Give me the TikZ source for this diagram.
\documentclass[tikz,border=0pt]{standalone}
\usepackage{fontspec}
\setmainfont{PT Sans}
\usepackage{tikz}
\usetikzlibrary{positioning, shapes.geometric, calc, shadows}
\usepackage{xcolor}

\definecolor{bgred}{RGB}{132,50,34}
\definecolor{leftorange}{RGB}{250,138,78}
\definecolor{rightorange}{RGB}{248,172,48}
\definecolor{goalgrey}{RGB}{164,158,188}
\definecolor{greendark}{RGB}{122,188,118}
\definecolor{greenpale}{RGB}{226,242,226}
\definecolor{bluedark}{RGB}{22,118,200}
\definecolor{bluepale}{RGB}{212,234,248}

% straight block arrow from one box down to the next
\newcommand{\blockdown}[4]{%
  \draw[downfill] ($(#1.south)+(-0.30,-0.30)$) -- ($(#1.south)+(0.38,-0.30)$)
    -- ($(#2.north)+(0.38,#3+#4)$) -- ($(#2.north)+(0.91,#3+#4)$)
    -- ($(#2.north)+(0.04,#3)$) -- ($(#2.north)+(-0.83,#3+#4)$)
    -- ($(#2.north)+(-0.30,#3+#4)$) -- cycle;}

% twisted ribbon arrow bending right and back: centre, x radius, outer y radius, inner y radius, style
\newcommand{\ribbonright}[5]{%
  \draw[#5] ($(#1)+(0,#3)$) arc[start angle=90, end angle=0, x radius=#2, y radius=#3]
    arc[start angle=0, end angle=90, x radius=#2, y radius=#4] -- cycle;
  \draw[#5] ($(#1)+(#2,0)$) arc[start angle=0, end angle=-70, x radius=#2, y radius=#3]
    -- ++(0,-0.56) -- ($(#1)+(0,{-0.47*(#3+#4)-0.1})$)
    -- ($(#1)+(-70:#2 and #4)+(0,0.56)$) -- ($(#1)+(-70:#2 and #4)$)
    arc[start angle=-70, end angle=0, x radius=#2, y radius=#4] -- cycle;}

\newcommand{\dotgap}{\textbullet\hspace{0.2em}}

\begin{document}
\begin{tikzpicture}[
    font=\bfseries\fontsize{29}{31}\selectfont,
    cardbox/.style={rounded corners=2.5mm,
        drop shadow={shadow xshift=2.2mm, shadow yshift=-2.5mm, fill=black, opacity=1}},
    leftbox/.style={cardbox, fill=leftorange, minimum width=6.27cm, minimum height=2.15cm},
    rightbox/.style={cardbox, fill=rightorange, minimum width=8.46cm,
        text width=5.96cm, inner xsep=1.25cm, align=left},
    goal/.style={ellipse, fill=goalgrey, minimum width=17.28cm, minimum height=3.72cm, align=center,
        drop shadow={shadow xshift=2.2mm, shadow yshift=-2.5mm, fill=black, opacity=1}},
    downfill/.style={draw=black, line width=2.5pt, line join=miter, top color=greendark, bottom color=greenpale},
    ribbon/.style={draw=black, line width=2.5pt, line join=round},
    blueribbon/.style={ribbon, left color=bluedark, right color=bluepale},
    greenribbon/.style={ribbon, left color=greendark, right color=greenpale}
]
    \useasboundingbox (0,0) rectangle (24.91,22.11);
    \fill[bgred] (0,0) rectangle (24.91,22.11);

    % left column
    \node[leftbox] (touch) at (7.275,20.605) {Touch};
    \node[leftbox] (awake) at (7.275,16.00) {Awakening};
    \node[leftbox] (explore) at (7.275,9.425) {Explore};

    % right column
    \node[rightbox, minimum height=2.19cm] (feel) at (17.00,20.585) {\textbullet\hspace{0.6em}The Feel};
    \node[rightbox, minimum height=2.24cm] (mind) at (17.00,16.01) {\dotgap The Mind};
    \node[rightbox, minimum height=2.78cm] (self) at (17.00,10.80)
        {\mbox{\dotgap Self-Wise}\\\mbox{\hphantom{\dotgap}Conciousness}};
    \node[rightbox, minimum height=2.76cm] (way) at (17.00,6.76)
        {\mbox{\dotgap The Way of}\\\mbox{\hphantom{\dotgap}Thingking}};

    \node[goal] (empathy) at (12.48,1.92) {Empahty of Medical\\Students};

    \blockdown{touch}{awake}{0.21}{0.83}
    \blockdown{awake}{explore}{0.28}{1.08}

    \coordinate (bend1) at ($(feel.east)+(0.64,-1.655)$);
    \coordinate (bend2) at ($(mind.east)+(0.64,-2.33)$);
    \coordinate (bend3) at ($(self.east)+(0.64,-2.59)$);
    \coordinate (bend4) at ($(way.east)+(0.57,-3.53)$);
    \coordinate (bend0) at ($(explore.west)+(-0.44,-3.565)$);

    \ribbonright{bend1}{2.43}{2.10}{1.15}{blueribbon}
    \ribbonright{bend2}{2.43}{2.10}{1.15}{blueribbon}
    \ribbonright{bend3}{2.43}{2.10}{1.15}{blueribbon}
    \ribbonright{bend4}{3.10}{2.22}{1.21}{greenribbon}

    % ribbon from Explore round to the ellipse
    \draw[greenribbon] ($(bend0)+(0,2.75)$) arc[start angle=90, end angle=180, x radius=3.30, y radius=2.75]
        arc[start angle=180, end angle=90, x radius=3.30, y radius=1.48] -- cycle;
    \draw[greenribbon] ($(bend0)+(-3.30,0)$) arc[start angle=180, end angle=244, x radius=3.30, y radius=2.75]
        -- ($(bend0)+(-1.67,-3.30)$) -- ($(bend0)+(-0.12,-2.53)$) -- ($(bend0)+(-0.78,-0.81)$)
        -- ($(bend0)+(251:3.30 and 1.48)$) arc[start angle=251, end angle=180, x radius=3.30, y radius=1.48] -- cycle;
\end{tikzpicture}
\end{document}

Exercise requirements =
Quote every line of the data, word for word.

Answer in full =
Give me the TikZ source for this diagram.
\documentclass[tikz,border=0pt]{standalone}
\usepackage{fontspec}
\setmainfont{PT Sans}
\usepackage{tikz}
\usetikzlibrary{positioning, shapes.geometric, calc, shadows}
\usepackage{xcolor}

\definecolor{bgred}{RGB}{132,50,34}
\definecolor{leftorange}{RGB}{250,138,78}
\definecolor{rightorange}{RGB}{248,172,48}
\definecolor{goalgrey}{RGB}{164,158,188}
\definecolor{greendark}{RGB}{122,188,118}
\definecolor{greenpale}{RGB}{226,242,226}
\definecolor{bluedark}{RGB}{22,118,200}
\definecolor{bluepale}{RGB}{212,234,248}

% straight block arrow from one box down to the next
\newcommand{\blockdown}[4]{%
  \draw[downfill] ($(#1.south)+(-0.30,-0.30)$) -- ($(#1.south)+(0.38,-0.30)$)
    -- ($(#2.north)+(0.38,#3+#4)$) -- ($(#2.north)+(0.91,#3+#4)$)
    -- ($(#2.north)+(0.04,#3)$) -- ($(#2.north)+(-0.83,#3+#4)$)
    -- ($(#2.north)+(-0.30,#3+#4)$) -- cycle;}

% twisted ribbon arrow bending right and back: centre, x radius, outer y radius, inner y radius, style
\newcommand{\ribbonright}[5]{%
  \draw[#5] ($(#1)+(0,#3)$) arc[start angle=90, end angle=0, x radius=#2, y radius=#3]
    arc[start angle=0, end angle=90, x radius=#2, y radius=#4] -- cycle;
  \draw[#5] ($(#1)+(#2,0)$) arc[start angle=0, end angle=-70, x radius=#2, y radius=#3]
    -- ++(0,-0.56) -- ($(#1)+(0,{-0.47*(#3+#4)-0.1})$)
    -- ($(#1)+(-70:#2 and #4)+(0,0.56)$) -- ($(#1)+(-70:#2 and #4)$)
    arc[start angle=-70, end angle=0, x radius=#2, y radius=#4] -- cycle;}

\newcommand{\dotgap}{\textbullet\hspace{0.2em}}

\begin{document}
\begin{tikzpicture}[
    font=\bfseries\fontsize{29}{31}\selectfont,
    cardbox/.style={rounded corners=2.5mm,
        drop shadow={shadow xshift=2.2mm, shadow yshift=-2.5mm, fill=black, opacity=1}},
    leftbox/.style={cardbox, fill=leftorange, minimum width=6.27cm, minimum height=2.15cm},
    rightbox/.style={cardbox, fill=rightorange, minimum width=8.46cm,
        text width=5.96cm, inner xsep=1.25cm, align=left},
    goal/.style={ellipse, fill=goalgrey, minimum width=17.28cm, minimum height=3.72cm, align=center,
        drop shadow={shadow xshift=2.2mm, shadow yshift=-2.5mm, fill=black, opacity=1}},
    downfill/.style={draw=black, line width=2.5pt, line join=miter, top color=greendark, bottom color=greenpale},
    ribbon/.style={draw=black, line width=2.5pt, line join=round},
    blueribbon/.style={ribbon, left color=bluedark, right color=bluepale},
    greenribbon/.style={ribbon, left color=greendark, right color=greenpale}
]
    \useasboundingbox (0,0) rectangle (24.91,22.11);
    \fill[bgred] (0,0) rectangle (24.91,22.11);

    % left column
    \node[leftbox] (touch) at (7.275,20.605) {Touch};
    \node[leftbox] (awake) at (7.275,16.00) {Awakening};
    \node[leftbox] (explore) at (7.275,9.425) {Explore};

    % right column
    \node[rightbox, minimum height=2.19cm] (feel) at (17.00,20.585) {\textbullet\hspace{0.6em}The Feel};
    \node[rightbox, minimum height=2.24cm] (mind) at (17.00,16.01) {\dotgap The Mind};
    \node[rightbox, minimum height=2.78cm] (self) at (17.00,10.80)
        {\mbox{\dotgap Self-Wise}\\\mbox{\hphantom{\dotgap}Conciousness}};
    \node[rightbox, minimum height=2.76cm] (way) at (17.00,6.76)
        {\mbox{\dotgap The Way of}\\\mbox{\hphantom{\dotgap}Thingking}};

    \node[goal] (empathy) at (12.48,1.92) {Empahty of Medical\\Students};

    \blockdown{touch}{awake}{0.21}{0.83}
    \blockdown{awake}{explore}{0.28}{1.08}

    \coordinate (bend1) at ($(feel.east)+(0.64,-1.655)$);
    \coordinate (bend2) at ($(mind.east)+(0.64,-2.33)$);
    \coordinate (bend3) at ($(self.east)+(0.64,-2.59)$);
    \coordinate (bend4) at ($(way.east)+(0.57,-3.53)$);
    \coordinate (bend0) at ($(explore.west)+(-0.44,-3.565)$);

    \ribbonright{bend1}{2.43}{2.10}{1.15}{blueribbon}
    \ribbonright{bend2}{2.43}{2.10}{1.15}{blueribbon}
    \ribbonright{bend3}{2.43}{2.10}{1.15}{blueribbon}
    \ribbonright{bend4}{3.10}{2.22}{1.21}{greenribbon}

    % ribbon from Explore round to the ellipse
    \draw[greenribbon] ($(bend0)+(0,2.75)$) arc[start angle=90, end angle=180, x radius=3.30, y radius=2.75]
        arc[start angle=180, end angle=90, x radius=3.30, y radius=1.48] -- cycle;
    \draw[greenribbon] ($(bend0)+(-3.30,0)$) arc[start angle=180, end angle=244, x radius=3.30, y radius=2.75]
        -- ($(bend0)+(-1.67,-3.30)$) -- ($(bend0)+(-0.12,-2.53)$) -- ($(bend0)+(-0.78,-0.81)$)
        -- ($(bend0)+(251:3.30 and 1.48)$) arc[start angle=251, end angle=180, x radius=3.30, y radius=1.48] -- cycle;
\end{tikzpicture}
\end{document}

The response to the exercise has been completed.